## begin DATA SHOWN

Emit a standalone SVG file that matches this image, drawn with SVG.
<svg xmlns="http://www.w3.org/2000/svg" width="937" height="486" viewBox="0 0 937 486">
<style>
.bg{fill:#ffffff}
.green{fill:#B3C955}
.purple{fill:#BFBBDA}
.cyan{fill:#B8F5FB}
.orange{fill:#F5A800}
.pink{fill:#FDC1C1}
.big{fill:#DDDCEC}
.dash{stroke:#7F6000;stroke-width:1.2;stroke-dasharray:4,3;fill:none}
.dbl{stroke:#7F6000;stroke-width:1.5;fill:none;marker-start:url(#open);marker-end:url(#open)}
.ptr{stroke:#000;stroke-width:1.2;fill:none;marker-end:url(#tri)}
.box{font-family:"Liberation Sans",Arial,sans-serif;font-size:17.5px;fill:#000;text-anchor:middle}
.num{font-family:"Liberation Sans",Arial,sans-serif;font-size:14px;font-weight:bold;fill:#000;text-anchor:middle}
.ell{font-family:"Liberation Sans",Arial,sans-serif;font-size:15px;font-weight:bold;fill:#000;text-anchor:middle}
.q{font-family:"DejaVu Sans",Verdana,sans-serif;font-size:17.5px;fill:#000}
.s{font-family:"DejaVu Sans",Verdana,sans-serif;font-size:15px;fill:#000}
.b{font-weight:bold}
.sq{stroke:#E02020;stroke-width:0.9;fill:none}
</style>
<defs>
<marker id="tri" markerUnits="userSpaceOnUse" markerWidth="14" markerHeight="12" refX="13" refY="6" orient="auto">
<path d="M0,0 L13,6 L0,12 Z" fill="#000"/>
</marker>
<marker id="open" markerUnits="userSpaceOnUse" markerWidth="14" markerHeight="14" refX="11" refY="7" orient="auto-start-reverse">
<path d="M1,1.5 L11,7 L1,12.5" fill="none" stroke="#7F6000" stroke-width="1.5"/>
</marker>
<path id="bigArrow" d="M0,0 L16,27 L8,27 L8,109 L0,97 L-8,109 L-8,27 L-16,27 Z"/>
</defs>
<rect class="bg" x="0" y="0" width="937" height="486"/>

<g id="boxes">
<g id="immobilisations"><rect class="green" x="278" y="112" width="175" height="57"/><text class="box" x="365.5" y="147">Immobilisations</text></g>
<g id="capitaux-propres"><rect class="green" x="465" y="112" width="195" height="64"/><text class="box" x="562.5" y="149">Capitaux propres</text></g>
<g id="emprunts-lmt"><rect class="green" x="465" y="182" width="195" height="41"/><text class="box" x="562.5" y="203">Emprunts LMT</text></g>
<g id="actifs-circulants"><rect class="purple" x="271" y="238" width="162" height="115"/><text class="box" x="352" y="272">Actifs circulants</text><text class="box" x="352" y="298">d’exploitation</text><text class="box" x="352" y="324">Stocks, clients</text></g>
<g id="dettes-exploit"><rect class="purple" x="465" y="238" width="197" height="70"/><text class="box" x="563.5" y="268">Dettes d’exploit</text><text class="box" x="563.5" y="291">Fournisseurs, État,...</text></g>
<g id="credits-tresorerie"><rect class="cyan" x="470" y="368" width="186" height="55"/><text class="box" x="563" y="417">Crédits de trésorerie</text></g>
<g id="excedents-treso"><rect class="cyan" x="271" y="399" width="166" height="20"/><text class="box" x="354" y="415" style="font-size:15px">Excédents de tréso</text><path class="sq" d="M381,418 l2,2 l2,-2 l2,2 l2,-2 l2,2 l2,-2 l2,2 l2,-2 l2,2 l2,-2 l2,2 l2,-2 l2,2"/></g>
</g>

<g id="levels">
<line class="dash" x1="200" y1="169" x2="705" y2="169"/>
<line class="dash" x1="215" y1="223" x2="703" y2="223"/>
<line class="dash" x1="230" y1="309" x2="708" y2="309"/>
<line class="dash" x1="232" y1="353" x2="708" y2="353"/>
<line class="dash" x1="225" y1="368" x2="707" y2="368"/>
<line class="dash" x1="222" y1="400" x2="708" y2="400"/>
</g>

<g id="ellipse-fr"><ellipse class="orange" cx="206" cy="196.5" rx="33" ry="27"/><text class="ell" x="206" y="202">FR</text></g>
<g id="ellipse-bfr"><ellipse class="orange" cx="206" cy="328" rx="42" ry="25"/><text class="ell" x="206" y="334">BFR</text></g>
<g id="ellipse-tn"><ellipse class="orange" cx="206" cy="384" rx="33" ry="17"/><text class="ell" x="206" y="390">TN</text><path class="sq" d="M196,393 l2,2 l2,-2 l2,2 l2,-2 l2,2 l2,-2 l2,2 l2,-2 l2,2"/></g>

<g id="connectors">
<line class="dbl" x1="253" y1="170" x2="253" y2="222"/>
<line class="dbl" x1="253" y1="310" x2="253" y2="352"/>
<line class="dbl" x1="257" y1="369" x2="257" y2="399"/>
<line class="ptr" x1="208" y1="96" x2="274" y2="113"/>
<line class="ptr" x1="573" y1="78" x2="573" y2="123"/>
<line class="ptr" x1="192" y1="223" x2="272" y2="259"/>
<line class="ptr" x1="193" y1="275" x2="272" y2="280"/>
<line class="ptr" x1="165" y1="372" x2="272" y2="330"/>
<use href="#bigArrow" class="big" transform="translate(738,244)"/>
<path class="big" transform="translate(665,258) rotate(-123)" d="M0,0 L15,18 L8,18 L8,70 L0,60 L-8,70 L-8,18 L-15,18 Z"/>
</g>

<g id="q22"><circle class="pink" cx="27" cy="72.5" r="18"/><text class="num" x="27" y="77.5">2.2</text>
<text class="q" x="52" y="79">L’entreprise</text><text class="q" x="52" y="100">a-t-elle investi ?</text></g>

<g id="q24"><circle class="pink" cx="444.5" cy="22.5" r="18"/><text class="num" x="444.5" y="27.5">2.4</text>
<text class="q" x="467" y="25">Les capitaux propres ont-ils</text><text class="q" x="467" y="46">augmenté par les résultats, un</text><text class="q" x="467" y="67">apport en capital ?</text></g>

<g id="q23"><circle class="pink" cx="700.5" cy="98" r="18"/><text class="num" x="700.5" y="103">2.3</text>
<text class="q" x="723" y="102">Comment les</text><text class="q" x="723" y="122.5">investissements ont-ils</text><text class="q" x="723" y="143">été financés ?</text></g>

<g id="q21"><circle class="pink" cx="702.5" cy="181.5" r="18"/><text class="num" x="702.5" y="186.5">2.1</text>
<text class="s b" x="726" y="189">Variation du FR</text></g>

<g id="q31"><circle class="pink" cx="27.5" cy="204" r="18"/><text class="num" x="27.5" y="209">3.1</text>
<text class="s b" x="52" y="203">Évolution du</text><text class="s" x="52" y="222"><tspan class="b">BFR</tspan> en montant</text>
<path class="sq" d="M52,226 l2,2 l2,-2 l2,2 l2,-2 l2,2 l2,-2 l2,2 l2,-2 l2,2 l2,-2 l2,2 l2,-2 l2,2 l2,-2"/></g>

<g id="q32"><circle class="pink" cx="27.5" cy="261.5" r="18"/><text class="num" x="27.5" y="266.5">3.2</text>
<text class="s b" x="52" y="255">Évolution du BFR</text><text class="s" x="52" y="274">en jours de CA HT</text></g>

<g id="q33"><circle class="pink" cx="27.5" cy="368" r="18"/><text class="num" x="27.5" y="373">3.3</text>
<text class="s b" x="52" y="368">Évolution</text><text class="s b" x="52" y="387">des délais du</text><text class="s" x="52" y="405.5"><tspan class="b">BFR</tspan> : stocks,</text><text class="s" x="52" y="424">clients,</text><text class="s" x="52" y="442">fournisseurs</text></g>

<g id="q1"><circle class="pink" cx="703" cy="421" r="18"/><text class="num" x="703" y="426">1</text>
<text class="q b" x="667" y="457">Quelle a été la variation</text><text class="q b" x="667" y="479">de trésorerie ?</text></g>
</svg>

## end DATA SHOWN

- [INSTRUCTIONS FOR THE TASK] Write down every line of the data exactly as it appears above.

- [FINAL ANSWER]
Emit a standalone SVG file that matches this image, drawn with SVG.
<svg xmlns="http://www.w3.org/2000/svg" width="937" height="486" viewBox="0 0 937 486">
<style>
.bg{fill:#ffffff}
.green{fill:#B3C955}
.purple{fill:#BFBBDA}
.cyan{fill:#B8F5FB}
.orange{fill:#F5A800}
.pink{fill:#FDC1C1}
.big{fill:#DDDCEC}
.dash{stroke:#7F6000;stroke-width:1.2;stroke-dasharray:4,3;fill:none}
.dbl{stroke:#7F6000;stroke-width:1.5;fill:none;marker-start:url(#open);marker-end:url(#open)}
.ptr{stroke:#000;stroke-width:1.2;fill:none;marker-end:url(#tri)}
.box{font-family:"Liberation Sans",Arial,sans-serif;font-size:17.5px;fill:#000;text-anchor:middle}
.num{font-family:"Liberation Sans",Arial,sans-serif;font-size:14px;font-weight:bold;fill:#000;text-anchor:middle}
.ell{font-family:"Liberation Sans",Arial,sans-serif;font-size:15px;font-weight:bold;fill:#000;text-anchor:middle}
.q{font-family:"DejaVu Sans",Verdana,sans-serif;font-size:17.5px;fill:#000}
.s{font-family:"DejaVu Sans",Verdana,sans-serif;font-size:15px;fill:#000}
.b{font-weight:bold}
.sq{stroke:#E02020;stroke-width:0.9;fill:none}
</style>
<defs>
<marker id="tri" markerUnits="userSpaceOnUse" markerWidth="14" markerHeight="12" refX="13" refY="6" orient="auto">
<path d="M0,0 L13,6 L0,12 Z" fill="#000"/>
</marker>
<marker id="open" markerUnits="userSpaceOnUse" markerWidth="14" markerHeight="14" refX="11" refY="7" orient="auto-start-reverse">
<path d="M1,1.5 L11,7 L1,12.5" fill="none" stroke="#7F6000" stroke-width="1.5"/>
</marker>
<path id="bigArrow" d="M0,0 L16,27 L8,27 L8,109 L0,97 L-8,109 L-8,27 L-16,27 Z"/>
</defs>
<rect class="bg" x="0" y="0" width="937" height="486"/>

<g id="boxes">
<g id="immobilisations"><rect class="green" x="278" y="112" width="175" height="57"/><text class="box" x="365.5" y="147">Immobilisations</text></g>
<g id="capitaux-propres"><rect class="green" x="465" y="112" width="195" height="64"/><text class="box" x="562.5" y="149">Capitaux propres</text></g>
<g id="emprunts-lmt"><rect class="green" x="465" y="182" width="195" height="41"/><text class="box" x="562.5" y="203">Emprunts LMT</text></g>
<g id="actifs-circulants"><rect class="purple" x="271" y="238" width="162" height="115"/><text class="box" x="352" y="272">Actifs circulants</text><text class="box" x="352" y="298">d’exploitation</text><text class="box" x="352" y="324">Stocks, clients</text></g>
<g id="dettes-exploit"><rect class="purple" x="465" y="238" width="197" height="70"/><text class="box" x="563.5" y="268">Dettes d’exploit</text><text class="box" x="563.5" y="291">Fournisseurs, État,...</text></g>
<g id="credits-tresorerie"><rect class="cyan" x="470" y="368" width="186" height="55"/><text class="box" x="563" y="417">Crédits de trésorerie</text></g>
<g id="excedents-treso"><rect class="cyan" x="271" y="399" width="166" height="20"/><text class="box" x="354" y="415" style="font-size:15px">Excédents de tréso</text><path class="sq" d="M381,418 l2,2 l2,-2 l2,2 l2,-2 l2,2 l2,-2 l2,2 l2,-2 l2,2 l2,-2 l2,2 l2,-2 l2,2"/></g>
</g>

<g id="levels">
<line class="dash" x1="200" y1="169" x2="705" y2="169"/>
<line class="dash" x1="215" y1="223" x2="703" y2="223"/>
<line class="dash" x1="230" y1="309" x2="708" y2="309"/>
<line class="dash" x1="232" y1="353" x2="708" y2="353"/>
<line class="dash" x1="225" y1="368" x2="707" y2="368"/>
<line class="dash" x1="222" y1="400" x2="708" y2="400"/>
</g>

<g id="ellipse-fr"><ellipse class="orange" cx="206" cy="196.5" rx="33" ry="27"/><text class="ell" x="206" y="202">FR</text></g>
<g id="ellipse-bfr"><ellipse class="orange" cx="206" cy="328" rx="42" ry="25"/><text class="ell" x="206" y="334">BFR</text></g>
<g id="ellipse-tn"><ellipse class="orange" cx="206" cy="384" rx="33" ry="17"/><text class="ell" x="206" y="390">TN</text><path class="sq" d="M196,393 l2,2 l2,-2 l2,2 l2,-2 l2,2 l2,-2 l2,2 l2,-2 l2,2"/></g>

<g id="connectors">
<line class="dbl" x1="253" y1="170" x2="253" y2="222"/>
<line class="dbl" x1="253" y1="310" x2="253" y2="352"/>
<line class="dbl" x1="257" y1="369" x2="257" y2="399"/>
<line class="ptr" x1="208" y1="96" x2="274" y2="113"/>
<line class="ptr" x1="573" y1="78" x2="573" y2="123"/>
<line class="ptr" x1="192" y1="223" x2="272" y2="259"/>
<line class="ptr" x1="193" y1="275" x2="272" y2="280"/>
<line class="ptr" x1="165" y1="372" x2="272" y2="330"/>
<use href="#bigArrow" class="big" transform="translate(738,244)"/>
<path class="big" transform="translate(665,258) rotate(-123)" d="M0,0 L15,18 L8,18 L8,70 L0,60 L-8,70 L-8,18 L-15,18 Z"/>
</g>

<g id="q22"><circle class="pink" cx="27" cy="72.5" r="18"/><text class="num" x="27" y="77.5">2.2</text>
<text class="q" x="52" y="79">L’entreprise</text><text class="q" x="52" y="100">a-t-elle investi ?</text></g>

<g id="q24"><circle class="pink" cx="444.5" cy="22.5" r="18"/><text class="num" x="444.5" y="27.5">2.4</text>
<text class="q" x="467" y="25">Les capitaux propres ont-ils</text><text class="q" x="467" y="46">augmenté par les résultats, un</text><text class="q" x="467" y="67">apport en capital ?</text></g>

<g id="q23"><circle class="pink" cx="700.5" cy="98" r="18"/><text class="num" x="700.5" y="103">2.3</text>
<text class="q" x="723" y="102">Comment les</text><text class="q" x="723" y="122.5">investissements ont-ils</text><text class="q" x="723" y="143">été financés ?</text></g>

<g id="q21"><circle class="pink" cx="702.5" cy="181.5" r="18"/><text class="num" x="702.5" y="186.5">2.1</text>
<text class="s b" x="726" y="189">Variation du FR</text></g>

<g id="q31"><circle class="pink" cx="27.5" cy="204" r="18"/><text class="num" x="27.5" y="209">3.1</text>
<text class="s b" x="52" y="203">Évolution du</text><text class="s" x="52" y="222"><tspan class="b">BFR</tspan> en montant</text>
<path class="sq" d="M52,226 l2,2 l2,-2 l2,2 l2,-2 l2,2 l2,-2 l2,2 l2,-2 l2,2 l2,-2 l2,2 l2,-2 l2,2 l2,-2"/></g>

<g id="q32"><circle class="pink" cx="27.5" cy="261.5" r="18"/><text class="num" x="27.5" y="266.5">3.2</text>
<text class="s b" x="52" y="255">Évolution du BFR</text><text class="s" x="52" y="274">en jours de CA HT</text></g>

<g id="q33"><circle class="pink" cx="27.5" cy="368" r="18"/><text class="num" x="27.5" y="373">3.3</text>
<text class="s b" x="52" y="368">Évolution</text><text class="s b" x="52" y="387">des délais du</text><text class="s" x="52" y="405.5"><tspan class="b">BFR</tspan> : stocks,</text><text class="s" x="52" y="424">clients,</text><text class="s" x="52" y="442">fournisseurs</text></g>

<g id="q1"><circle class="pink" cx="703" cy="421" r="18"/><text class="num" x="703" y="426">1</text>
<text class="q b" x="667" y="457">Quelle a été la variation</text><text class="q b" x="667" y="479">de trésorerie ?</text></g>
</svg>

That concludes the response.